The decision to potentially sell a top-tier mine to a foreign entity raises alarms amidst ongoing challenges in managing illegal small-scale mining and its associated environmental impacts. This juxtaposition is perplexing, especially when local investment vehicles could be employed to strengthen Ghana’s position in the mining sector. Critics of the government’s approach highlight the lost opportunity to establish local ownership, which could enhance the country’s gold reserves and stimulate related economic benefits through gold-backed currency initiatives and local refining capabilities.

The apparent reversal from the government’s earlier commitment to facilitate local ownership of mining assets has caught observers off guard. Newmont continues to operate its Ahafo mine, which is classified as a Tier 1 asset and demonstrates the company’s long-term intentions in Ghana, including a notable investment of $1.4 billion into the Ahafo North mine.

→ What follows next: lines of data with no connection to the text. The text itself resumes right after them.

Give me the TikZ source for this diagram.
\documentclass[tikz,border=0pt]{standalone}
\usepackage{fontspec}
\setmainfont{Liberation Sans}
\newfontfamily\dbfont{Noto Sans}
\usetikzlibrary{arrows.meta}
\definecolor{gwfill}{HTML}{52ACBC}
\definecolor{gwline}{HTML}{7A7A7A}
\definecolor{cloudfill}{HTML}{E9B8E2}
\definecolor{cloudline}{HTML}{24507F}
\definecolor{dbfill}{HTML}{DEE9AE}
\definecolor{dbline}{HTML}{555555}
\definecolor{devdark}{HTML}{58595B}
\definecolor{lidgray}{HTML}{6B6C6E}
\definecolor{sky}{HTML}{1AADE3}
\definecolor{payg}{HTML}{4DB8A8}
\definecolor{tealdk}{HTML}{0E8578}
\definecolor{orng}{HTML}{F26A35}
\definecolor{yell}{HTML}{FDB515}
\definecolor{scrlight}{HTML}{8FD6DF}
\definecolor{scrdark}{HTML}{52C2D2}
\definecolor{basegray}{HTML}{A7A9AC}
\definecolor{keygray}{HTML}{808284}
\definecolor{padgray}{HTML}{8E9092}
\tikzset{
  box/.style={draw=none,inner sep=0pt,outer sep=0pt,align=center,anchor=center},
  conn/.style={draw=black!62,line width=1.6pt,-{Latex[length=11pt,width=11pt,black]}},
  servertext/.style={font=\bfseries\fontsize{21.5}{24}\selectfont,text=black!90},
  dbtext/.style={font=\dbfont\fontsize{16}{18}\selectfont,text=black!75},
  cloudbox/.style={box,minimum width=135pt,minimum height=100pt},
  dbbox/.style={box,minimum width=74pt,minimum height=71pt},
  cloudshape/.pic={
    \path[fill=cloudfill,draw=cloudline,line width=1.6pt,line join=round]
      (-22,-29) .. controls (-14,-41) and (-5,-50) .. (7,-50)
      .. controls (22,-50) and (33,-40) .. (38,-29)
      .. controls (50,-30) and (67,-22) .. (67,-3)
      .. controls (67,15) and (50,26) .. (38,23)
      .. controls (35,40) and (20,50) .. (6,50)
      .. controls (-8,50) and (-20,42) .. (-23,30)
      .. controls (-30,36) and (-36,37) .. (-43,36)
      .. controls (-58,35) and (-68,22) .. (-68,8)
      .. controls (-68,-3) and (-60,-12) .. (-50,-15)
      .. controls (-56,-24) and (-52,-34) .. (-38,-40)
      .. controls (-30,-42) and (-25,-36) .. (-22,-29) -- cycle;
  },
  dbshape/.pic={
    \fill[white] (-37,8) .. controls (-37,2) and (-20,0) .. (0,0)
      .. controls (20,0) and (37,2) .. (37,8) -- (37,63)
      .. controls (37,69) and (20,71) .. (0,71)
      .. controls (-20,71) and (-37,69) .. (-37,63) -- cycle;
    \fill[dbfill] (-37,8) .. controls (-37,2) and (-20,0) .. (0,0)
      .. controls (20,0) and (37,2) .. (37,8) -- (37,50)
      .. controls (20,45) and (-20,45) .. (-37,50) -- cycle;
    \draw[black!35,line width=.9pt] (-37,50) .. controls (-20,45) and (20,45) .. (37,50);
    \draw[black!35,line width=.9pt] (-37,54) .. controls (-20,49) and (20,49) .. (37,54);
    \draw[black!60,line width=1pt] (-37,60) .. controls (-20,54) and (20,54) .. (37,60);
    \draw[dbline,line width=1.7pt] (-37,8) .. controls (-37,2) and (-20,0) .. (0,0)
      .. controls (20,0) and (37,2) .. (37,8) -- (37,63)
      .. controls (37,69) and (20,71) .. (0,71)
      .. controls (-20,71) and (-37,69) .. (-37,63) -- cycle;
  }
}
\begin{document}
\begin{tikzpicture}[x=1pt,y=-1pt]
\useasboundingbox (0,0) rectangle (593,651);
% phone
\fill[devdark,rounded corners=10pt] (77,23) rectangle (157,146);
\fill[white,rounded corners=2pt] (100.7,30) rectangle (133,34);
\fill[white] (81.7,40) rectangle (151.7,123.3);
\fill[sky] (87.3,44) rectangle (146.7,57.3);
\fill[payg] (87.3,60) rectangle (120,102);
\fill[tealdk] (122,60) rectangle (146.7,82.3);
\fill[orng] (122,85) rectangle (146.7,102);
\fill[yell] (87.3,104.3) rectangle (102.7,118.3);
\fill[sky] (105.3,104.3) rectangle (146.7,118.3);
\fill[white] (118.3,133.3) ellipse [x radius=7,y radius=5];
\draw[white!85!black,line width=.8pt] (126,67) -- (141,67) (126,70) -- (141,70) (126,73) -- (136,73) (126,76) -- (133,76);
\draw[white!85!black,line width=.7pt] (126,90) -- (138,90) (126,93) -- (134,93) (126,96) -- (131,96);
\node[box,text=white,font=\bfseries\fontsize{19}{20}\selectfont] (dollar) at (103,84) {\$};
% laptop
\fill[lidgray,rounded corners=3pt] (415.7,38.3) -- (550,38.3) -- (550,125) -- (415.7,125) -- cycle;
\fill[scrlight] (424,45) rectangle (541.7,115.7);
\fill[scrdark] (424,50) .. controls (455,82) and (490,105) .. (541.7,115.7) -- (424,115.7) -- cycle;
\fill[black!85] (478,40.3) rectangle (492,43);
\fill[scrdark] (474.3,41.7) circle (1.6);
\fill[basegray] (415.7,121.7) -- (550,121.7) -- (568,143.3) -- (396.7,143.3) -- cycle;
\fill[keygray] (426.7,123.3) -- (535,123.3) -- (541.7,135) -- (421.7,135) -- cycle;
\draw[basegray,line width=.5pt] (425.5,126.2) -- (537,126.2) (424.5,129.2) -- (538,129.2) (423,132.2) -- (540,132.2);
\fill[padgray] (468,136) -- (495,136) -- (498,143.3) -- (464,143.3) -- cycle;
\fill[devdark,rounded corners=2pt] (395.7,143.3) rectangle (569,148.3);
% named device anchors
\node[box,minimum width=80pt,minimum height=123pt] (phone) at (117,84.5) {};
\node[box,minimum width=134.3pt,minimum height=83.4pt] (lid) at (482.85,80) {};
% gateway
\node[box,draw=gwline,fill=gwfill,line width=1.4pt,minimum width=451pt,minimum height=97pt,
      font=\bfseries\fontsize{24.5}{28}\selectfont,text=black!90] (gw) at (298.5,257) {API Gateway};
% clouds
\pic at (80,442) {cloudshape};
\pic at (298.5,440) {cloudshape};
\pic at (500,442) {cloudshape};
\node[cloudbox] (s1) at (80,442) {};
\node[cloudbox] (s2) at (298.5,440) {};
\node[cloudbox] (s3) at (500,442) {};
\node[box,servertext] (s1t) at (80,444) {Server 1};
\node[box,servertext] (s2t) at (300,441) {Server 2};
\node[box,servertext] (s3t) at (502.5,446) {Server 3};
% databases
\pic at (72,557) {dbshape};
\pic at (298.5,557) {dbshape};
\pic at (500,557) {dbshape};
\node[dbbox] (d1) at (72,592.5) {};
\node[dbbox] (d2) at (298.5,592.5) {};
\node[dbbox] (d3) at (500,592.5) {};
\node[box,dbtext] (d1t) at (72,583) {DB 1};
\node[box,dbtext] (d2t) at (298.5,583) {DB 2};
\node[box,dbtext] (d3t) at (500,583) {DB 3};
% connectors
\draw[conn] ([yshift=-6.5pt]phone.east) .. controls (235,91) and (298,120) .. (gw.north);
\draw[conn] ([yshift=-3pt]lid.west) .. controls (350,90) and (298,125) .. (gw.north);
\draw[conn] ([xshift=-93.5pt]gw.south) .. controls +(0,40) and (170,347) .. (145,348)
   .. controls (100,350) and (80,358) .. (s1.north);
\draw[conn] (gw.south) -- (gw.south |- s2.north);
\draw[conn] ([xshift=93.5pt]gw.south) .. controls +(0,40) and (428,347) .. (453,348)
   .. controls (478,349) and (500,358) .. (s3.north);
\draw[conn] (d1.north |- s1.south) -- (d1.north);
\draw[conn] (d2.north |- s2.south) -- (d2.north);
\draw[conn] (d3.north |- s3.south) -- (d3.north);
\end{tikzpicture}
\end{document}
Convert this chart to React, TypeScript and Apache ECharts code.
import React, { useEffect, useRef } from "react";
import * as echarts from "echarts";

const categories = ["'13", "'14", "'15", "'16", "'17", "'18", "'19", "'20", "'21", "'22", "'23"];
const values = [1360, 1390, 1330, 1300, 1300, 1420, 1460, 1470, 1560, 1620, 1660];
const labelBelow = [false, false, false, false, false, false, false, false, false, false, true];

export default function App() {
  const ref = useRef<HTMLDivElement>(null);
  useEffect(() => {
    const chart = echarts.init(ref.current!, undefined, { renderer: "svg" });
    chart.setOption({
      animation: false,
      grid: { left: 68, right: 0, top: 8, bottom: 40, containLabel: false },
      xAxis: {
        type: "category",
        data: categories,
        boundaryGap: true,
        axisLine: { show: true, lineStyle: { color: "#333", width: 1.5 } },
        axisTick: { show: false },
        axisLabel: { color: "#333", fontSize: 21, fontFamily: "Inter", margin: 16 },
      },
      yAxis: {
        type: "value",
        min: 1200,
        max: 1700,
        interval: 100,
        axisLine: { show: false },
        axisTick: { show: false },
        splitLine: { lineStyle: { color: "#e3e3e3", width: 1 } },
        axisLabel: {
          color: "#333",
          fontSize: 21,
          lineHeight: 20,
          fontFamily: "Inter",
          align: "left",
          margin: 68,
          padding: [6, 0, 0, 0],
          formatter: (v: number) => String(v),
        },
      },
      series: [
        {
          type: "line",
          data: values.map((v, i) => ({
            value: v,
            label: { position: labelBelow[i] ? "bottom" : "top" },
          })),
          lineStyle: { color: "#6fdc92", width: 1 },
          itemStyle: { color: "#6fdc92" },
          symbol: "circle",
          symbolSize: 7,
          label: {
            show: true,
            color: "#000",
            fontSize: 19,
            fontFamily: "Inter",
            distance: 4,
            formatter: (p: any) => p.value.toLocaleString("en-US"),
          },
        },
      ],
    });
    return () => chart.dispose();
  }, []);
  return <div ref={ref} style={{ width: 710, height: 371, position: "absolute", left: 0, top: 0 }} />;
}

Given Newmont’s favorable tax situation in Ghana, saving upwards of $2 billion, the government is in a strong position to negotiate favorable terms that could ensure local stakeholder participation in the Akyem mine’s future.

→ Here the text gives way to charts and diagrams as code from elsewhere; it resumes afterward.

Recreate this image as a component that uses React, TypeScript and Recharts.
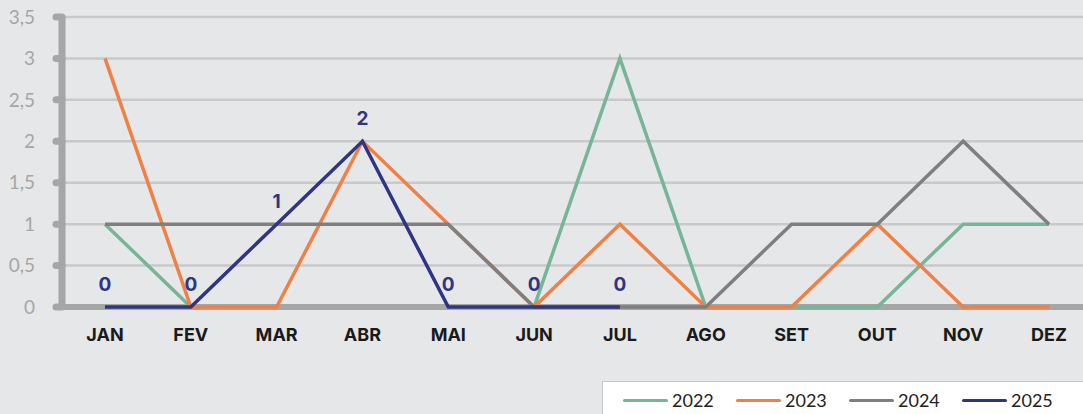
import React from 'react';
import { LineChart, Line, XAxis, YAxis, CartesianGrid, LabelList, ReferenceLine } from 'recharts';

const months = ['JAN', 'FEV', 'MAR', 'ABR', 'MAI', 'JUN', 'JUL', 'AGO', 'SET', 'OUT', 'NOV', 'DEZ'];
const s2022 = [1, 0, null, null, null, 0, 3, 0, 0, 0, 1, 1];
const s2023 = [3, 0, 0, 2, 1, 0, 1, 0, 0, 1, 0, 0];
const s2024 = [1, 1, 1, 1, 1, 0, 0, 0, 1, 1, 2, 1];
const s2025 = [0, 0, 1, 2, 0, 0, 0, null, null, null, null, null];
const yTicks = [0, 0.5, 1, 1.5, 2, 2.5, 3, 3.5];

const series = [
  { key: 'y2022', name: '2022', color: '#76b596' },
  { key: 'y2023', name: '2023', color: '#ef8146' },
  { key: 'y2024', name: '2024', color: '#7f7f7f' },
  { key: 'y2025', name: '2025', color: '#2e3582' },
];

const data = months.map((m, i) => ({
  month: m,
  y2022: s2022[i],
  y2023: s2023[i],
  y2024: s2024[i],
  y2025: s2025[i],
}));

const LegendBox = () => (
  <div
    style={{
      position: 'absolute',
      left: 602,
      top: 381,
      width: 500,
      height: 40,
      background: '#ffffff',
      border: '1px solid #c8c8c8',
      boxSizing: 'border-box',
      display: 'flex',
      alignItems: 'center',
      paddingLeft: 20,
      fontFamily: 'Lato, sans-serif',
      fontSize: 18,
      color: '#222',
    }}
  >
    {series.map(s => (
      <div key={s.key} style={{ display: 'flex', alignItems: 'center', width: 113, marginTop: -2 }}>
        <div style={{ width: 45, height: 3, background: s.color, borderRadius: 2, marginRight: 4 }} />
        <span>{s.name}</span>
      </div>
    ))}
  </div>
);

const App: React.FC = () => {
  return (
    <div
      style={{
        position: 'absolute',
        left: 0,
        top: 0,
        width: 1083,
        height: 414,
        overflow: 'hidden',
        background: '#e6e7e9',
      }}
    >
      <LineChart
        width={1100}
        height={414}
        data={data}
        margin={{ top: 17, right: 8, left: 0, bottom: 67 }}
      >
        <CartesianGrid vertical={false} stroke="#c8c9cb" strokeWidth={2.5} />
        <XAxis
          dataKey="month"
          padding={{ left: 43, right: 43 }}
          axisLine={false}
          tickLine={false}
          tickSize={0}
          tickMargin={21}
          height={40}
          interval={0}
          tick={{ fill: '#1a1a1a', fontSize: 18, fontWeight: 700, fontFamily: 'Inter, sans-serif' }}
        />
        <YAxis
          width={62}
          domain={[0, 3.5]}
          ticks={yTicks}
          interval={0}
          axisLine={{ stroke: '#a6a6a6', strokeWidth: 7 }}
          tickLine={{ stroke: '#a6a6a6', strokeWidth: 7, strokeLinecap: 'round' }}
          tickSize={6}
          tickMargin={21}
          tickFormatter={(v: number) => String(v).replace('.', ',')}
          tick={{ fill: '#a6a6a6', fontSize: 19, fontFamily: 'Lato, sans-serif' }}
        />
        <ReferenceLine y={0} stroke="#a6a6a6" strokeWidth={6} />
        {series.map(s => (
          <Line
            key={s.key}
            type="linear"
            dataKey={s.key}
            name={s.name}
            stroke={s.color}
            strokeWidth={3.5}
            dot={false}
            activeDot={false}
            isAnimationActive={false}
          >
            {s.key === 'y2025' && (
              <LabelList
                dataKey="y2025"
                position="top"
                offset={16}
                fill="#2e3582"
                fontSize={19}
                fontWeight={700}
                fontFamily="Inter, sans-serif"
              />
            )}
          </Line>
        ))}
      </LineChart>
      <LegendBox />
    </div>
  );
};

export default App;
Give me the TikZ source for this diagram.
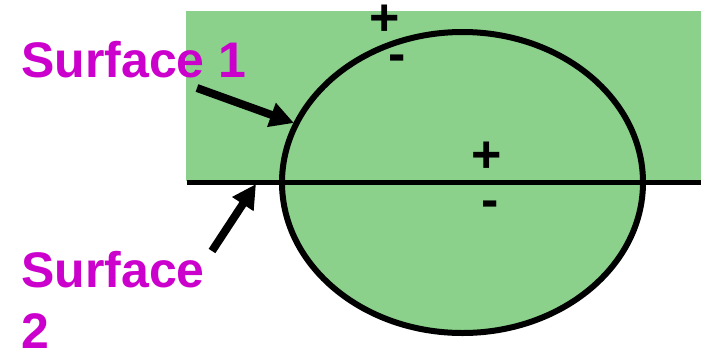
\documentclass[tikz,border=0pt]{standalone}
\usepackage{fontspec}
\setmainfont{Liberation Sans}
\usetikzlibrary{arrows.meta}
\definecolor{fillgreen}{RGB}{139,209,140}
\definecolor{labelmag}{RGB}{204,0,204}
\begin{document}
\begin{tikzpicture}[x=1pt,y=-1pt,
  lbl/.style={text=labelmag,font=\fontsize{50}{61}\selectfont\bfseries,inner sep=0pt,anchor=base west,align=left},
  sign/.style={font=\fontsize{52}{60}\selectfont\bfseries,inner sep=0pt,anchor=base},
  pointer/.style={line width=8pt,-{Triangle[length=24pt,width=24pt]}}]
\useasboundingbox (0,0) rectangle (701,349);
\fill[fillgreen] (186,11) rectangle (701,181);
\coordinate (c) at (462.5,182.5);
\draw[line width=6pt,fill=fillgreen] (c) ellipse [x radius=180.5, y radius=150.5];
\coordinate (l1) at (187,182.5);
\coordinate (l2) at (701,182.5);
\draw[line width=5pt] (l1) -- (l2);
\node[sign] (p1) at (385,35) {+};
\node[sign] (m1) at (397,71) {-};
\node[sign] (p2) at (487,172) {+};
\node[sign] (m2) at (490,217) {-};
\node[lbl] (s1) at (21,77) {Surface 1};
\node[lbl] (s2) at (21,348) {Surface\\2};
\coordinate (t1a) at (197,88);
\coordinate (t1b) at (294,123);
\coordinate (t2a) at (212,251);
\coordinate (t2b) at (256,184);
\draw[pointer] (t1a) -- (t1b);
\draw[pointer] (t2a) -- (t2b);
\end{tikzpicture}
\end{document}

There is an urgent need for Ghanaians to more fully benefit from the country’s mineral resources, and local investors should have the opportunity to consolidate their capital and expertise to take over assets operated to high standards, like those of Newmont. By leveraging local capabilities, the country could foster a more circular local economy around its gold industry that benefits Ghanaian citizens rather than allowing profits to flow out of the country, a trend seen since the advent of large-scale mining over a century ago.

In tandem with these considerations, there are pressing calls for parliamentary investigations into the mine’s impending sale to a foreign entity. Questions arise regarding why local bidders may have been overlooked, the role of the Minister of Mines and Natural Resources in the advisory process, and why the government did not better position reputable Ghanaian agencies to capitalize on this opportunity. President Akufo-Addo’s legacy could be significantly affected by how this situation unfolds, especially given Ghana’s historical association with gold. It is essential that the government acts decisively to ensure that the country’s long-term interests in gold production are upheld, avoiding any potential missteps that might tarnish the President’s legacy in the eyes of history.